Debido a ello, CADHAC abrió un área para brindar atención psicológica a niños y adultos que presenciaron el asesinato o secuestro de algún familiar. El registro de uno de los dos terapeutas, Rodolfo Salazar, es igual que el que lleva Mario Carranza en Sinaloa o Hugo Almada en Ciudad Juárez: altos índices depresivos.

Lo peor, dice Javier Álvarez, el investigador del área de psicología de la UANL, es que el sistema de salud es un elefante que no se mueve de acuerdo a las condiciones.

“Si analizamos el esquema de salud de forma general vemos que no existen mecanismos para enfrentar un problema como el que se tiene. El sistema de salud en general está diseñado para que tú vengas a él. Pero este es un caso de excepción y los sistemas no se han movido en ese sentido. Si estás viendo que hay un montón de problemáticas, no esperes que la gente venga a ti desplazándose cuando lo que tienen es un miedo terrible a salir. Entonces, el sistema tendría que volcarse”, apunta.

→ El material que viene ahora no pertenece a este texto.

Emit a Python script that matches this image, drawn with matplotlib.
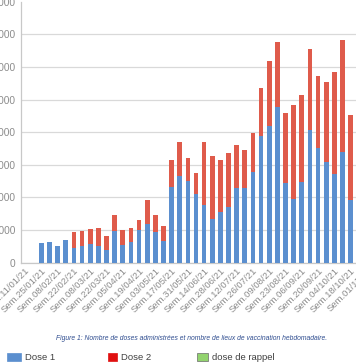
import matplotlib
matplotlib.use("Agg")
import matplotlib.pyplot as plt
import numpy as np
from matplotlib.patches import Rectangle

# semaines (lundi) - une étiquette sur deux est affichée
weeks = ["11/01/21", "18/01/21", "25/01/21", "01/02/21", "08/02/21", "15/02/21",
         "22/02/21", "01/03/21", "08/03/21", "15/03/21", "22/03/21", "29/03/21",
         "05/04/21", "12/04/21", "19/04/21", "26/04/21", "03/05/21", "10/05/21",
         "17/05/21", "24/05/21", "31/05/21", "07/06/21", "14/06/21", "21/06/21",
         "28/06/21", "05/07/21", "12/07/21", "19/07/21", "26/07/21", "02/08/21",
         "09/08/21", "16/08/21", "23/08/21", "30/08/21", "06/09/21", "13/09/21",
         "20/09/21", "27/09/21", "04/10/21", "11/10/21", "18/10/21", "25/10/21",
         "01/11/21"]

dose1 = [0, 0, 2950, 3100, 2600, 3450, 2300, 2550, 2900, 2550, 1900, 4850,
         2750, 3200, 5000, 5850, 4750, 3350, 11650, 13300, 12550, 10450, 8850,
         6700, 7750, 8550, 11400, 11500, 13850, 19400, 20950, 23800, 12150, 9700,
         12400, 20350, 17600, 15400, 13600, 17000, 9600, 0, 0]
dose2 = [0, 0, 0, 0, 0, 0, 2400, 2300, 2300, 2750, 2200, 2400,
         2200, 2050, 1500, 3700, 2500, 2300, 4100, 5150, 3500, 3350, 9600,
         9650, 8000, 8200, 6600, 5750, 6000, 7350, 9950, 9950, 10750, 14400,
         13350, 12350, 11050, 12350, 15550, 17150, 13100, 0, 0]
rappel = [0] * len(weeks)

yticks = [0, 5000, 10000, 15000, 20000, 25000, 30000, 35000, 40000]

BLUE = "#5B8FCF"
RED = "#DF5B4B"
GREEN = "#92D36E"
GREY = "#8C8C8C"

plt.rcParams["font.family"] = ["Liberation Sans", "DejaVu Sans"]

W, H = 356, 364
fig = plt.figure(figsize=(W / 100, H / 100), dpi=100)
fig.patch.set_facecolor("white")

n = len(weeks)
cat_w = 350 / n
ax = fig.add_axes([21 / W, (H - 262.6) / H, n * cat_w / W, 260.9 / H])

x = np.arange(n)
d1 = np.array(dose1)
d2 = np.array(dose2)
ax.bar(x, d1, width=0.58, color=BLUE, zorder=3)
ax.bar(x, d2, width=0.58, bottom=d1, color=RED, zorder=3)
ax.bar(x, rappel, width=0.58, bottom=d1 + d2, color=GREEN, zorder=3)

ax.set_xlim(-0.5, n - 0.5)
ax.set_ylim(0, yticks[-1])
ax.set_yticks(yticks)
ax.set_yticklabels([f"{v:,}".replace(",", " ") for v in yticks])
ax.tick_params(axis="y", length=0, pad=4, labelsize=7.3, labelcolor=GREY)

ax.set_xticks(x[::2])
ax.set_xticklabels(["Sem." + w for w in weeks[::2]], rotation=45, ha="right",
                   va="top", rotation_mode="anchor")
ax.tick_params(axis="x", length=0, pad=2.5, labelsize=6.8, labelcolor=GREY)

ax.yaxis.grid(True, color="#D9D9D9", linewidth=0.9, zorder=0)
ax.get_ygridlines()[-1].set_visible(False)
ax.set_axisbelow(True)
for s in ["top", "right"]:
    ax.spines[s].set_visible(False)
ax.spines["left"].set_color("#C8C8C8")
ax.spines["bottom"].set_color("#C8C8C8")
ax.spines["left"].set_linewidth(0.9)
ax.spines["bottom"].set_linewidth(0.9)

fig.text(192 / W, (H - 339) / H,
         "Figure 1: Nombre de doses administrées et nombre de lieux de vaccination hebdomadaire.",
         ha="center", va="center", fontsize=4.9, style="italic", color="#2E4C8F")

# légende
legend_items = [(7, 14, BLUE, "Dose 1"), (108, 9, "#E01010", "Dose 2"),
                (197, 11, GREEN, "dose de rappel")]
for x0, w, c, lab in legend_items:
    fig.patches.append(Rectangle((x0 / W, (H - 361) / H), w / W, 8 / H,
                                 transform=fig.transFigure, facecolor=c,
                                 edgecolor="#6A6A6A" if c == GREEN else c, linewidth=0.5))
    fig.text((x0 + w + 4) / W, (H - 357) / H, lab, ha="left", va="center",
             fontsize=6.8, color="#404040")

fig.savefig("out.png", dpi=100)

La última medición de glucosa que se realizó Don José sobrepasó los 175. Han pasado cuatro meses desde entonces. No sigue ningún tratamiento. Ni para eso ni para contrarrestar el colesterol y el ácido úrico. Esa tarde de viernes la ha pasado sentado en su camastro, abatido. En realidad trabaja poco. Básicamente va y se esconde allí, porque todo le provoca miedo. Es uno de miles que no acude en busca de ayuda médica ni terapias, como señala el investigador de la UANL.

Solo espera: “Yo mismo hago por salir adelante, como sea ahí lo voy superando, ¿qué más puedo hacer?”.